While U.S.-EU two-way trade in goods and services totaled $1.1 trillion in 2019, fights are common. One of the longest-running was a 17-year dispute over aircraft subsidies; the two sides agreed on a framework to work that out in June.
The deal generated limited goodwill as EU officials remain angry that Joe Biden hasn’t lifted Trump’s sanctions and have threatened retaliatory sanctions on Dec. 1 if that doesn’t occur. Biden is under pressure from U.S. producers to stand firm until Europe rolls back those subsidies.
Negotiations continue and senior U.S. officials insist that Biden wants to turn the page and focus on collaboration with European partners, but damage has been done. EU Internal Market Commissioner Thierry Breton lamented last week that “something is broken in our trans-Atlantic relations.” Reportedly, the subsidies were not on the TTC agenda.

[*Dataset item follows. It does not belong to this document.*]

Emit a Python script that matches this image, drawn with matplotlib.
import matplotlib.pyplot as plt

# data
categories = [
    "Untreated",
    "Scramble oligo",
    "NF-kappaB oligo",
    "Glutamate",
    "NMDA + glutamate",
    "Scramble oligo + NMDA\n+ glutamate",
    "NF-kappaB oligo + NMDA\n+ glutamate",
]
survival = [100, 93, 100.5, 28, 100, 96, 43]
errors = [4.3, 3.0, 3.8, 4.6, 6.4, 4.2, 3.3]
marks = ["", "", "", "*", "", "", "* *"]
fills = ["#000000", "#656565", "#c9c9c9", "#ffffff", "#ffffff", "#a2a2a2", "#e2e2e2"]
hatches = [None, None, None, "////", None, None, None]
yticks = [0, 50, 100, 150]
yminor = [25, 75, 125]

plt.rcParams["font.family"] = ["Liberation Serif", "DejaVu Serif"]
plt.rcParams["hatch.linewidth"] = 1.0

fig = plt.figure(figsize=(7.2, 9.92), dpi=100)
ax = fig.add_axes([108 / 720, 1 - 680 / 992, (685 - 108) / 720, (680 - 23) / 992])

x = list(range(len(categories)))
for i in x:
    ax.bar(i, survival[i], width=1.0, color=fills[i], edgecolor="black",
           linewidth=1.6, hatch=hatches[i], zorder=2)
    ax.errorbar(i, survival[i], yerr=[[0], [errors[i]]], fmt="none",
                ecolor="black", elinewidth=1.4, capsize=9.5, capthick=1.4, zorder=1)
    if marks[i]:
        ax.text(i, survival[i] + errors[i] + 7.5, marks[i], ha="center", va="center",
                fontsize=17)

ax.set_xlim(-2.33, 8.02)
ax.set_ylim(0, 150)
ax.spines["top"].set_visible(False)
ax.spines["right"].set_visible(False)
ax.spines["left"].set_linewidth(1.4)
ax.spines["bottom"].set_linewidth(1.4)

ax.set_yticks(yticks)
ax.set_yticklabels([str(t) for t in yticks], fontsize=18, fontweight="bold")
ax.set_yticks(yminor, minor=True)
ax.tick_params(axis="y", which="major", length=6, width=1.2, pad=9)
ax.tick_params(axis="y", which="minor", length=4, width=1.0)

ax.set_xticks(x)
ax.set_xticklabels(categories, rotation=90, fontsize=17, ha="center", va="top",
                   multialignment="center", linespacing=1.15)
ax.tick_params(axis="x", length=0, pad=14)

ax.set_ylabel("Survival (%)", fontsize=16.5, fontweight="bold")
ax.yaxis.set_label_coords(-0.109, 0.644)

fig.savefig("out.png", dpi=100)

In Japan, ears pricked up when U.S. Secretary of State Antony Blinken said after the TTC that the U.S. and the EU could “do more” and “probably do better” at sharing information about businesses that might be a national security threat. U.S. Commerce Secretary Gina Raimondo has repeatedly said that trade controls must be multilateral if they are going to work, but coordination demands information sharing, especially the intelligence and law enforcement agencies’ inputs that are essential to any successful investment control mechanism.
Japan has to be — and wants to be — part of that effort. Given its role in developing technologies, some form of participation is a given. Effective participation, by which I mean not only getting information but putting it to good use, will force Japan to up its game. Officials and experts here worry about sharing information about threats not just between governments but between this country’s public and private sectors. There are several efforts under way to fix that.
Tokyo shouldn’t worry about being included. It has the technological chops to necessitate its involvement in any control regime and, as noted, there are similar mechanisms in initiatives in which it is already participating, such as the Quad.
But it still must worry. There’s a whiff of techno-nationalism in the air. Or, in some cases, it’s plain old protectionism. Raimondo has insisted that the U.S. must protect its steel industry because it’s “a national security risk, it’s an economic risk.” While I favor the redefining of national security, it’s a slippery slope.
John Redwood, chief global strategist for Charles Stanley, one of the U.K.’s leading investment management firms, has warned that the market is losing power and “Increasingly authorities do not just ask which is the cheapest and easiest solution, but which solution will reduce foreign and potentially hostile leverage over the home economy.” That is, after all, the essence of any question about supply chains.
When the COVID-19 crisis hit, nationalist considerations prevailed across the world. That raises a much more fundamental set of questions about the future economic order. That lessons of at least the last three years (since the imposition of the Trump tariffs) is that commitments to the global trading order are not carved in stone (and don’t get me started about the World Trade Organization). Responding to Raimondo’s comments about steel, EU officials insisted that “the EU is not a national security threat to the U.S.” You’d think that was obvious, but the need to say that makes plain the fragility of these arrangements, the nervousness underlying these discussions and the potential dangers of a Balkanized world of technology.
Brad Glosserman is deputy director of and visiting professor at the Center for Rule-Making Strategies at Tama University as well as senior adviser (nonresident) at Pacific Forum. He is the author of “Peak Japan: The End of Great Ambitions” (Georgetown University Press, 2019).